→ **WORK INSTRUCTIONS**
Begin at the top of the records below and return each line exactly through the line with "91, 92, 93, 94, 95, 96, 98]". Skip pictures.

→ **DATA FOR THIS TASK**
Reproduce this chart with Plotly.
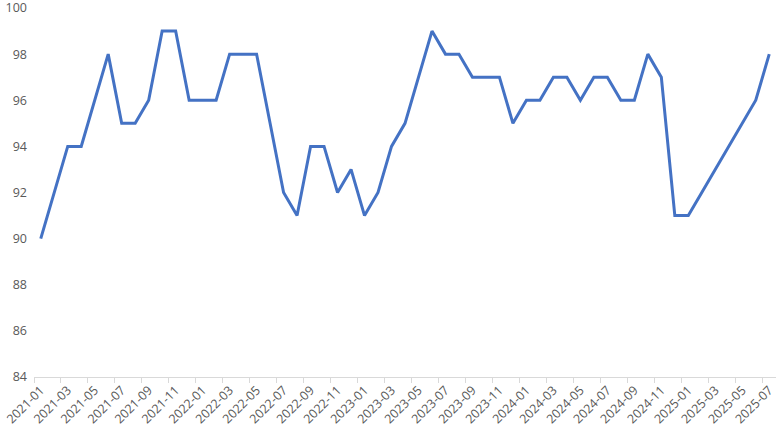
import plotly.graph_objects as go

months = [f"{y}-{m:02d}" for y in range(2021, 2026) for m in range(1, 13)][:55]
values = [90, 92, 94, 94, 96, 98, 95, 95, 96, 99, 99, 96,
          96, 96, 98, 98, 98, 95, 92, 91, 94, 94, 92, 93,
          91, 92, 94, 95, 97, 99, 98, 98, 97, 97, 97, 95,
          96, 96, 97, 97, 96, 97, 97, 96, 96, 98, 97, 91,
          91, 92, 93, 94, 95, 96, 98]

fig = go.Figure(go.Scatter(x=months, y=values, mode="lines",
                           line=dict(color="#4472C4", width=3)))

fig.update_layout(
    width=781, height=430,
    margin=dict(l=34, r=5, t=8, b=53, autoexpand=False),
    plot_bgcolor="white", paper_bgcolor="white",
    showlegend=False,
    font=dict(family="Open Sans", size=12, color="#595959"),
)
fig.update_xaxes(type="category", range=[-0.5, 54.5], dtick=2, tick0=0,
                 tickangle=-45, tickson="boundaries", ticks="outside", ticklen=5,
                 tickcolor="#D9D9D9", showline=True, linecolor="#D9D9D9",
                 linewidth=1, showgrid=False, automargin=False,
                 tickfont=dict(size=12.5, color="#595959"))
fig.update_yaxes(range=[84, 100.0001], tickvals=[84, 86, 88, 90, 92, 94, 96, 98, 100],
                 showgrid=False, zeroline=False, ticklabeloverflow="allow",
                 showline=False, ticks="", ticklabelstandoff=6, automargin=False,
                 tickfont=dict(size=12.5, color="#595959"))

fig.write_html("out.html", config={"displayModeBar": False},
               post_script="document.body.style.margin='0';document.body.style.overflow='hidden';")
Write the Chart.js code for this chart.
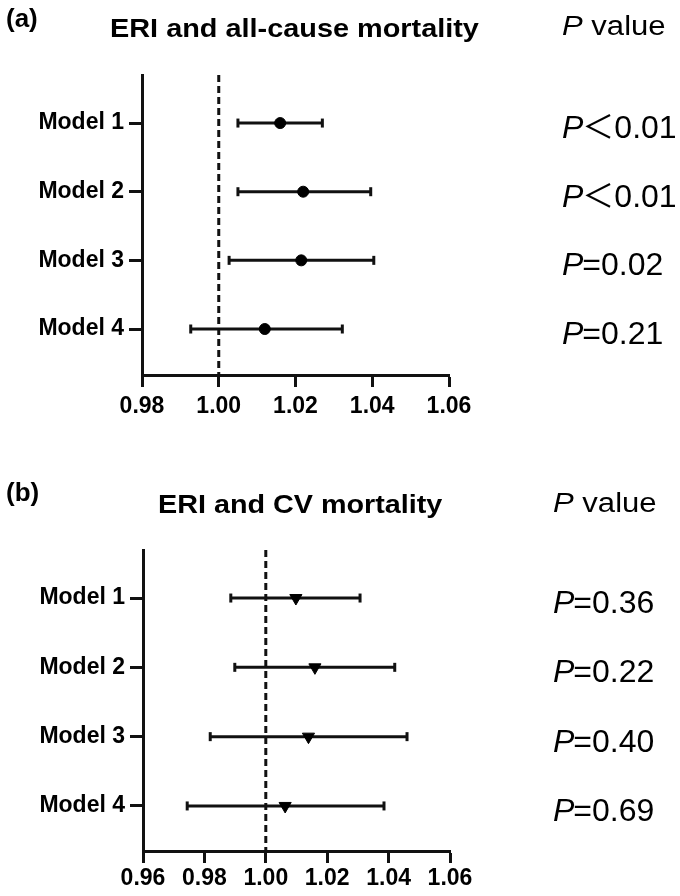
<!DOCTYPE html>
<html>
<head>
<meta charset="utf-8">
<script src="https://cdn.jsdelivr.net/npm/chart.js@4"></script>
<style>
  body { margin: 0; background: #fff; }
  #page { position: relative; width: 680px; height: 896px; overflow: hidden; font-family: "Liberation Sans", Arial, sans-serif; color: #000; }
  .panel { position: absolute; left: 0; width: 680px; height: 448px; }
  .txt { position: absolute; white-space: nowrap; line-height: 1; transform-origin: left top; }
  .lbl { font-weight: bold; font-size: 26px; }
  .title { font-weight: bold; font-size: 26px; }
  .head { font-size: 27px; transform: scaleX(1.15); }
  .head i { font-style: italic; }
</style>
</head>
<body>
<div id="page">
  <div class="panel" style="top:0"><canvas id="chartA"></canvas></div>
  <div class="panel" style="top:448px"><canvas id="chartB"></canvas></div>

  <div class="txt lbl" style="left:6px; top:5px">(a)</div>
  <div class="txt title" style="left:110px; top:15px; transform:scaleX(1.11)">ERI and all-cause mortality</div>
  <div class="txt head" style="left:562px; top:13px"><i>P</i> value</div>

  <div class="txt lbl" style="left:6px; top:479px">(b)</div>
  <div class="txt title" style="left:158px; top:492px; font-size:25px; transform:scaleX(1.15)">ERI and CV mortality</div>
  <div class="txt head" style="left:553px; top:490px"><i>P</i> value</div>
</div>
<script>
const models = ["Model 1", "Model 2", "Model 3", "Model 4"];

// (a) all-cause mortality
const allCauseEst = [1.016, 1.022, 1.0215, 1.012];
const allCauseLow = [1.005, 1.005, 1.0027, 0.9927];
const allCauseHigh = [1.027, 1.0396, 1.0404, 1.0322];
const allCauseP = ["＜0.01", "＜0.01", "=0.02", "=0.21"];
const xTicksA = [0.98, 1.00, 1.02, 1.04, 1.06];

// (b) CV mortality
const cvEst = [1.0098, 1.016, 1.0139, 1.0063];
const cvLow = [0.9886, 0.9899, 0.9819, 0.9744];
const cvHigh = [1.0307, 1.042, 1.046, 1.0385];
const cvP = ["=0.36", "=0.22", "=0.40", "=0.69"];
const xTicksB = [0.96, 0.98, 1.00, 1.02, 1.04, 1.06];

const refLine = 1.00;

// draws the P value column next to each model row
const pValuePlugin = {
    id: "pvalues",
    afterDraw(chart, args, opts) {
        const ctx = chart.ctx;
        const y = chart.scales.y;
        ctx.save();
        ctx.fillStyle = "#000";
        ctx.textBaseline = "alphabetic";
        opts.labels.forEach((txt, i) => {
            const py = y.getPixelForValue(i + 1) + 15;
            ctx.font = 'italic 32px "Liberation Sans", Arial';
            ctx.fillText("P", opts.x, py);
            const w = ctx.measureText("P").width;
            ctx.font = '32px "Liberation Sans", Arial, "Noto Sans CJK SC"';
            ctx.fillText(txt, opts.x + w - 1, py);
        });
        ctx.restore();
    }
};

function makeChart(id, est, low, high, pvals, xTicks, p) {
    const datasets = [];

    datasets.push({
        data: est.map((v, i) => ({ x: v, y: i + 1 })),
        showLine: false,
        pointStyle: p.marker,
        pointRotation: p.marker === "triangle" ? 180 : 0,
        pointRadius: p.marker === "triangle" ? 7 : 5.5,
        pointBackgroundColor: "#000",
        pointBorderColor: "#000",
        pointBorderWidth: 1
    });

    models.forEach((m, i) => {
        datasets.push({
            data: [{ x: low[i], y: i + 1 }, { x: high[i], y: i + 1 }],
            borderColor: "#111",
            borderWidth: 3,
            pointStyle: "line",
            pointRotation: 90,
            pointRadius: 4.5,
            pointBorderWidth: 3,
            pointBorderColor: "#111"
        });
    });

    datasets.push({
        data: [{ x: refLine, y: p.yMin }, { x: refLine, y: p.yMax }],
        borderColor: "#111",
        borderWidth: 3,
        borderDash: [7, 4],
        pointRadius: 0
    });

    return new Chart(document.getElementById(id), {
        type: "line",
        data: { datasets },
        plugins: [pValuePlugin],
        options: {
            responsive: true,
            maintainAspectRatio: false,
            animation: false,
            layout: { padding: { top: p.top, right: p.right, left: 0, bottom: 0 } },
            scales: {
                x: {
                    type: "linear",
                    min: xTicks[0],
                    max: xTicks[xTicks.length - 1],
                    afterBuildTicks: s => { s.ticks = xTicks.map(v => ({ value: v })); },
                    afterFit: s => { s.height = p.xHeight; },
                    ticks: {
                        color: "#000",
                        padding: p.xPad,
                        font: { family: "Liberation Sans", size: 23, weight: "bold" },
                        callback: v => v.toFixed(2)
                    },
                    grid: { drawOnChartArea: false, tickLength: 12, tickWidth: 3, tickColor: "#111" },
                    border: { color: "#111", width: 3 }
                },
                y: {
                    type: "linear",
                    reverse: true,
                    min: p.yMin,
                    max: p.yMax,
                    afterBuildTicks: s => { s.ticks = models.map((m, i) => ({ value: i + 1 })); },
                    afterFit: s => { s.width = p.yWidth; },
                    ticks: {
                        color: "#000",
                        padding: 5,
                        font: { family: "Liberation Sans", size: 23, weight: "bold" },
                        callback: v => models[v - 1]
                    },
                    grid: { drawOnChartArea: false, tickLength: 13, tickWidth: 3, tickColor: "#111" },
                    border: { color: "#111", width: 3 }
                }
            },
            plugins: {
                legend: { display: false },
                tooltip: { enabled: false },
                pvalues: { labels: pvals, x: p.pX }
            }
        }
    });
}

makeChart("chartA", allCauseEst, allCauseLow, allCauseHigh, allCauseP, xTicksA, {
    marker: "circle", top: 75, right: 231, xHeight: 73, yWidth: 142, xPad: 6,
    yMin: 0.30, yMax: 4.67, pX: 562
});

makeChart("chartB", cvEst, cvLow, cvHigh, cvP, xTicksB, {
    marker: "triangle", top: 102, right: 230, xHeight: 45, yWidth: 143, xPad: 2,
    yMin: 0.307, yMax: 4.65, pX: 553
});
</script>
</body>
</html>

→ **ANSWER FOR THIS EXERCISE**
Reproduce this chart with Plotly.
import plotly.graph_objects as go

months = [f"{y}-{m:02d}" for y in range(2021, 2026) for m in range(1, 13)][:55]
values = [90, 92, 94, 94, 96, 98, 95, 95, 96, 99, 99, 96,
          96, 96, 98, 98, 98, 95, 92, 91, 94, 94, 92, 93,
          91, 92, 94, 95, 97, 99, 98, 98, 97, 97, 97, 95,
          96, 96, 97, 97, 96, 97, 97, 96, 96, 98, 97, 91,
          91, 92, 93, 94, 95, 96, 98]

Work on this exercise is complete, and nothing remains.